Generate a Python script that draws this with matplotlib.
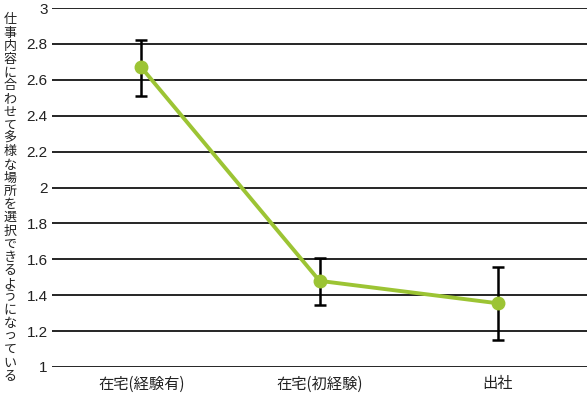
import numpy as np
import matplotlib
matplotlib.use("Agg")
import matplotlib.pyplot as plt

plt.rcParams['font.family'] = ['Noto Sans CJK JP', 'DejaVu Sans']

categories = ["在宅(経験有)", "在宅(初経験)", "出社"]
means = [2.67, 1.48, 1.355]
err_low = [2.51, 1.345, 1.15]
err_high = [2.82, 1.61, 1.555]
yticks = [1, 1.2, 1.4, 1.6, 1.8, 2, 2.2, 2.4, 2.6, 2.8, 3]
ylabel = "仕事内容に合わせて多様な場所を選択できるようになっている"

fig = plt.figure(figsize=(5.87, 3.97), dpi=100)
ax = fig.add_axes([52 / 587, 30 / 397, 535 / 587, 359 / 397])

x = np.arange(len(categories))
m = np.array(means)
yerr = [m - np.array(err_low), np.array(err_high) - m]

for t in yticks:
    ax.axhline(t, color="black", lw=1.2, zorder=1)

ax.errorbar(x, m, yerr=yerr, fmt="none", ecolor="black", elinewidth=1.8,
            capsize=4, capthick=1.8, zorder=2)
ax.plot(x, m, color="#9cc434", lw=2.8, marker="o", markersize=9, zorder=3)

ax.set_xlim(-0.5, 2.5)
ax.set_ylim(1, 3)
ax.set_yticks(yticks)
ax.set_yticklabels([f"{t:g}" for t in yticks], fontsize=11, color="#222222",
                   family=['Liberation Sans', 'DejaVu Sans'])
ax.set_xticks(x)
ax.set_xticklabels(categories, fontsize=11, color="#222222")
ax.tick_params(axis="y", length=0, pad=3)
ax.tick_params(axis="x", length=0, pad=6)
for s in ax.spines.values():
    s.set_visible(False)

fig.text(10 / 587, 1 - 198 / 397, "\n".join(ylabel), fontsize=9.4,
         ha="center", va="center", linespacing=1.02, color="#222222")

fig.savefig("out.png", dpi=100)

# Task to carry out
Give every line above again exactly, with no pictures.

# Reply to the task
Generate a Python script that draws this with matplotlib.
import numpy as np
import matplotlib
matplotlib.use("Agg")
import matplotlib.pyplot as plt

plt.rcParams['font.family'] = ['Noto Sans CJK JP', 'DejaVu Sans']

categories = ["在宅(経験有)", "在宅(初経験)", "出社"]
means = [2.67, 1.48, 1.355]
err_low = [2.51, 1.345, 1.15]
err_high = [2.82, 1.61, 1.555]
yticks = [1, 1.2, 1.4, 1.6, 1.8, 2, 2.2, 2.4, 2.6, 2.8, 3]
ylabel = "仕事内容に合わせて多様な場所を選択できるようになっている"

fig = plt.figure(figsize=(5.87, 3.97), dpi=100)
ax = fig.add_axes([52 / 587, 30 / 397, 535 / 587, 359 / 397])

x = np.arange(len(categories))
m = np.array(means)
yerr = [m - np.array(err_low), np.array(err_high) - m]

for t in yticks:
    ax.axhline(t, color="black", lw=1.2, zorder=1)

ax.errorbar(x, m, yerr=yerr, fmt="none", ecolor="black", elinewidth=1.8,
            capsize=4, capthick=1.8, zorder=2)
ax.plot(x, m, color="#9cc434", lw=2.8, marker="o", markersize=9, zorder=3)

ax.set_xlim(-0.5, 2.5)
ax.set_ylim(1, 3)
ax.set_yticks(yticks)
ax.set_yticklabels([f"{t:g}" for t in yticks], fontsize=11, color="#222222",
                   family=['Liberation Sans', 'DejaVu Sans'])
ax.set_xticks(x)
ax.set_xticklabels(categories, fontsize=11, color="#222222")
ax.tick_params(axis="y", length=0, pad=3)
ax.tick_params(axis="x", length=0, pad=6)
for s in ax.spines.values():
    s.set_visible(False)

fig.text(10 / 587, 1 - 198 / 397, "\n".join(ylabel), fontsize=9.4,
         ha="center", va="center", linespacing=1.02, color="#222222")

fig.savefig("out.png", dpi=100)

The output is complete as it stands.